** Begin Dataset excerpts **

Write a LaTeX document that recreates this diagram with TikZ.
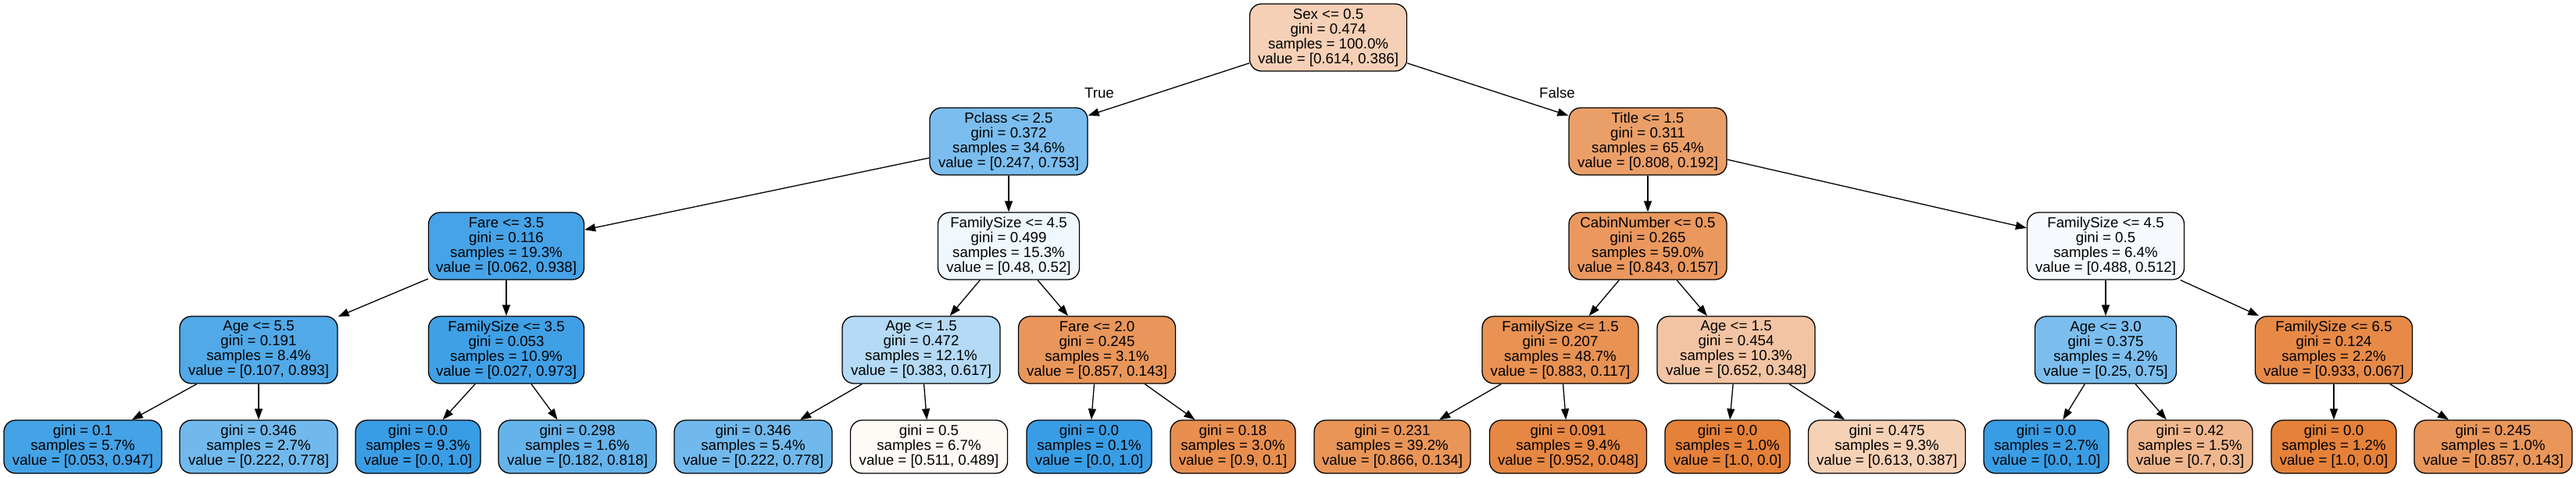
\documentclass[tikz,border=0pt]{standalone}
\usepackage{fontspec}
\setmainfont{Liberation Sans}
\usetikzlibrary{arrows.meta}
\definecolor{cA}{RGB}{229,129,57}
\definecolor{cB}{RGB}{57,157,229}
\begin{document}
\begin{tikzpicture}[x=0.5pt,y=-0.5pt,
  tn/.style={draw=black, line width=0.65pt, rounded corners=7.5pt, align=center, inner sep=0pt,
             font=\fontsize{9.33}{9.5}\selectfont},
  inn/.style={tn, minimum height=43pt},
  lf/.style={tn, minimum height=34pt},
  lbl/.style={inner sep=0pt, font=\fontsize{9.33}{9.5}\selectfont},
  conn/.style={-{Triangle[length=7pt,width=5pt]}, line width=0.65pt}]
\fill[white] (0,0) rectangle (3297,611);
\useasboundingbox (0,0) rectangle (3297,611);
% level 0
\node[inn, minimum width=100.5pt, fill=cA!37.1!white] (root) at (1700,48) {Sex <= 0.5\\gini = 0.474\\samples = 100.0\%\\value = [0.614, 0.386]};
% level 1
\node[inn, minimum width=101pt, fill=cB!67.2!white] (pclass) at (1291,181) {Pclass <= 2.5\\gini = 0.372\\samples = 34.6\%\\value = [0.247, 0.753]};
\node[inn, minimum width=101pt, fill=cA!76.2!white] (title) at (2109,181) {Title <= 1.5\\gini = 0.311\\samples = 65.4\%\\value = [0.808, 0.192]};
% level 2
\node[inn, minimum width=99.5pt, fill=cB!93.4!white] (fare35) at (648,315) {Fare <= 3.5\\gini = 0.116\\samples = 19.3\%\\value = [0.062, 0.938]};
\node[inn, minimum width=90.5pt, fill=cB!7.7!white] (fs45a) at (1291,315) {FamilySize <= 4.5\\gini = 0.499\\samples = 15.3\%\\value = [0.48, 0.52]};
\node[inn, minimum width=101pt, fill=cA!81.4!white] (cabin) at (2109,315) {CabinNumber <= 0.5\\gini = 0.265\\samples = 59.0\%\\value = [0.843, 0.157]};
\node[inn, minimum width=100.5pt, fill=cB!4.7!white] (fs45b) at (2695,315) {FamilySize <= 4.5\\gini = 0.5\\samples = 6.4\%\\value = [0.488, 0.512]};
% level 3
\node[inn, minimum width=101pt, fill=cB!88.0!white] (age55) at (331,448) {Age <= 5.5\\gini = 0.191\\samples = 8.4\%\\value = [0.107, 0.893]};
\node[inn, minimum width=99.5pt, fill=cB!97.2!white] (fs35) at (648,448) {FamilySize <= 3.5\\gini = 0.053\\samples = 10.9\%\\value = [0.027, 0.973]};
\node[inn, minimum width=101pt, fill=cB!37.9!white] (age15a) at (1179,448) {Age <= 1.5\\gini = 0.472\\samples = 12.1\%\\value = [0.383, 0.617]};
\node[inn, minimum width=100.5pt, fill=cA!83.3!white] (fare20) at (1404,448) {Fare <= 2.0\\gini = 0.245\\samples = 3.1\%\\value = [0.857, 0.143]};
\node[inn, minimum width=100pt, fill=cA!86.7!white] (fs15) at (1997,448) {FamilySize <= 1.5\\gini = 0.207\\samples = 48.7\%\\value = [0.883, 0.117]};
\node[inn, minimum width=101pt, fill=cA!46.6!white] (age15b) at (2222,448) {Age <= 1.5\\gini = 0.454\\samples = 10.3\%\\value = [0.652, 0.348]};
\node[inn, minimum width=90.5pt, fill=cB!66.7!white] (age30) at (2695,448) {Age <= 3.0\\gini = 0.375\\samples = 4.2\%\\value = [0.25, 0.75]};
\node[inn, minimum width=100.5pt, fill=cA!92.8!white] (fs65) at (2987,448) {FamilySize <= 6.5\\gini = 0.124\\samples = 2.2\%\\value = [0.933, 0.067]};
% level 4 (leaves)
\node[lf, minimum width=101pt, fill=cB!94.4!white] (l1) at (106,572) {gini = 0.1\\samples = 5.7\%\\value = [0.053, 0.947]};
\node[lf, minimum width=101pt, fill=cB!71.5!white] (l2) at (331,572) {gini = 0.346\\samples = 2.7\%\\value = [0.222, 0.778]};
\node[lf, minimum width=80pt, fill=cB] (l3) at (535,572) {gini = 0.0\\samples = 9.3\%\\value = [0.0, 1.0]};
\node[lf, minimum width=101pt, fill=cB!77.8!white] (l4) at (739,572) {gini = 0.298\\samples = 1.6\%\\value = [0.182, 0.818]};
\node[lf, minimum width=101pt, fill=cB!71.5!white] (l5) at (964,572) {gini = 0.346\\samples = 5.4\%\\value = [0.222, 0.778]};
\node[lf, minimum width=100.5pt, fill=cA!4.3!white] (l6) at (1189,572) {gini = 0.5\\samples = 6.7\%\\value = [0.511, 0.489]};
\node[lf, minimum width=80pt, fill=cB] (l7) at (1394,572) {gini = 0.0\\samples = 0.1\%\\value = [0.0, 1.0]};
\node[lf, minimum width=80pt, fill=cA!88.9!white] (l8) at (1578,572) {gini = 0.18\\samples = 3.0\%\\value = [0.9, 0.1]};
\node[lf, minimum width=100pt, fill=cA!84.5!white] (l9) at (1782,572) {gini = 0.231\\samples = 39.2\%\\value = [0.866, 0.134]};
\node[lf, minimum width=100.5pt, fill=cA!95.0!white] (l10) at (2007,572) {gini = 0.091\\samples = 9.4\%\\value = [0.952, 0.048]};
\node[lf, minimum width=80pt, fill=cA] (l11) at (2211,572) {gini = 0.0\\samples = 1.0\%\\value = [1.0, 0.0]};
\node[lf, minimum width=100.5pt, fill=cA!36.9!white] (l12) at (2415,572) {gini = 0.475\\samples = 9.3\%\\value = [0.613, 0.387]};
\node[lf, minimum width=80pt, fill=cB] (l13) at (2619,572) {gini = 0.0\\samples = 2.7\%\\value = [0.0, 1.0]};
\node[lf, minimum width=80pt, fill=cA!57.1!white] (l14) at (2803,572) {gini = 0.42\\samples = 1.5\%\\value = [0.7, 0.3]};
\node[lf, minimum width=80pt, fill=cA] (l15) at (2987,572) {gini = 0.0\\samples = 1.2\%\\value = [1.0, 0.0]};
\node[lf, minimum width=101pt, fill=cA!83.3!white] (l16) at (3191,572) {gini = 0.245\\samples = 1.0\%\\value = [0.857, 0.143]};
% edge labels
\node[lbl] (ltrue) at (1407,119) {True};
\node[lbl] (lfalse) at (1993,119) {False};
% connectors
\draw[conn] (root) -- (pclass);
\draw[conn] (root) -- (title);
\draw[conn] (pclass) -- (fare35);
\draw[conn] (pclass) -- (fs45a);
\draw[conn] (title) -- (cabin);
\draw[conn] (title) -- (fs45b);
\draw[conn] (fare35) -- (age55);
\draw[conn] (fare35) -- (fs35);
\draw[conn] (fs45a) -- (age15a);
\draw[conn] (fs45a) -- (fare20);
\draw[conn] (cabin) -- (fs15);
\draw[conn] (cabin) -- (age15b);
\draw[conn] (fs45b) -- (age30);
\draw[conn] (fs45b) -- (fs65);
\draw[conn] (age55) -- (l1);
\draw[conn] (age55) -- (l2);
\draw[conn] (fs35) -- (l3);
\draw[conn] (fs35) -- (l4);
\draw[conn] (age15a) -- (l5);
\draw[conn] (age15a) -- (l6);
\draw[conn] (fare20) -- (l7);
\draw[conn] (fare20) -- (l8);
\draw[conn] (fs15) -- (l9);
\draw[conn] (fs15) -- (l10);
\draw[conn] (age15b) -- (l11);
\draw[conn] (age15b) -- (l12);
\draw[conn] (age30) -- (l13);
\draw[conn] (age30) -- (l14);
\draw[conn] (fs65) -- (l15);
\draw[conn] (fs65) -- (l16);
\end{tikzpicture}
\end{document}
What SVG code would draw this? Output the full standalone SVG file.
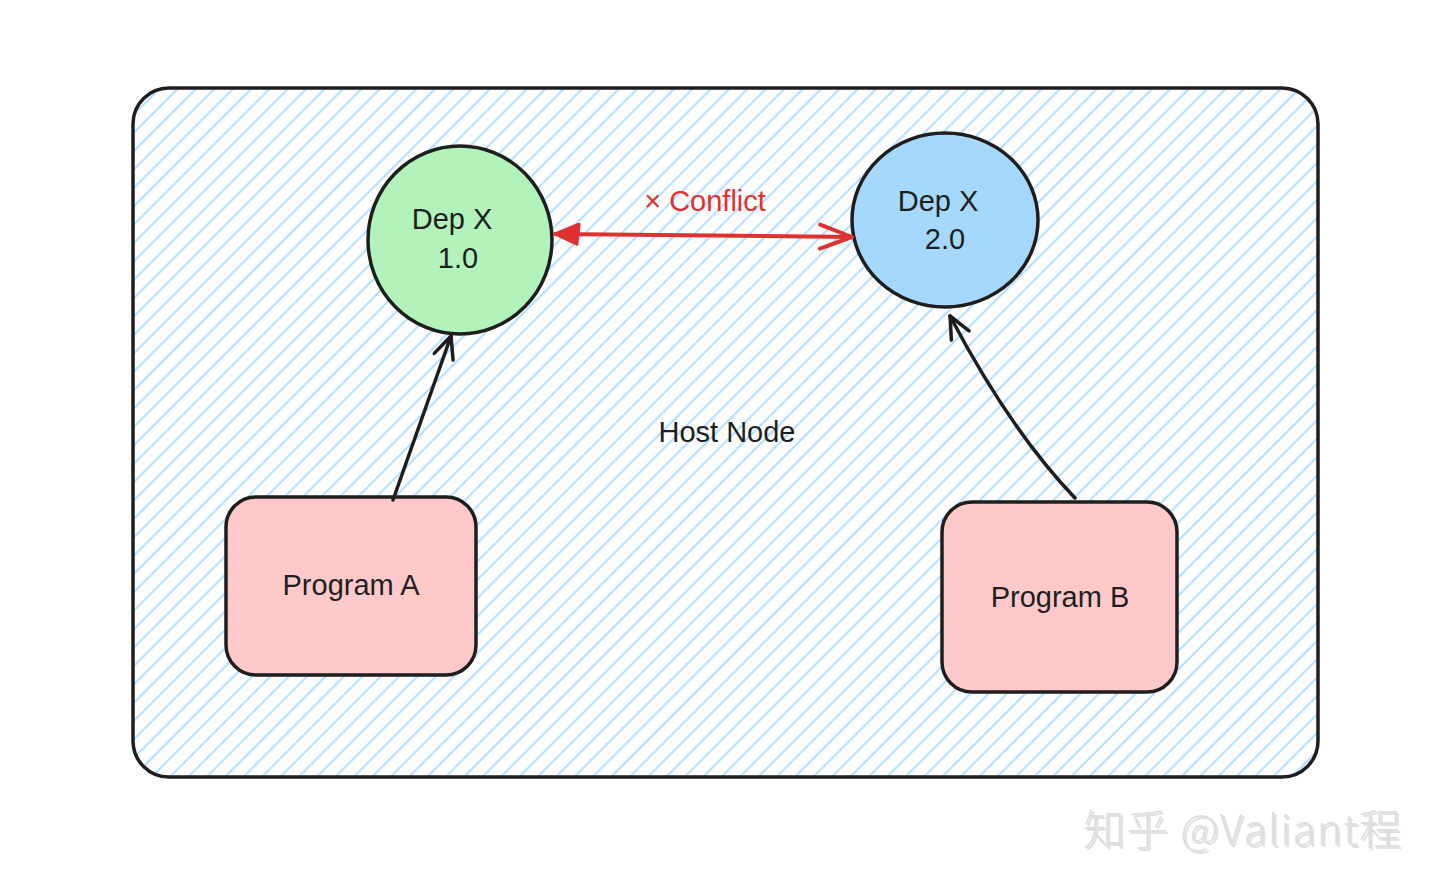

** End Dataset excerpts **

■ Exercise
Reply with nothing but a number: how many lines of the entries above contain the string "standalone"?

■ Written response
2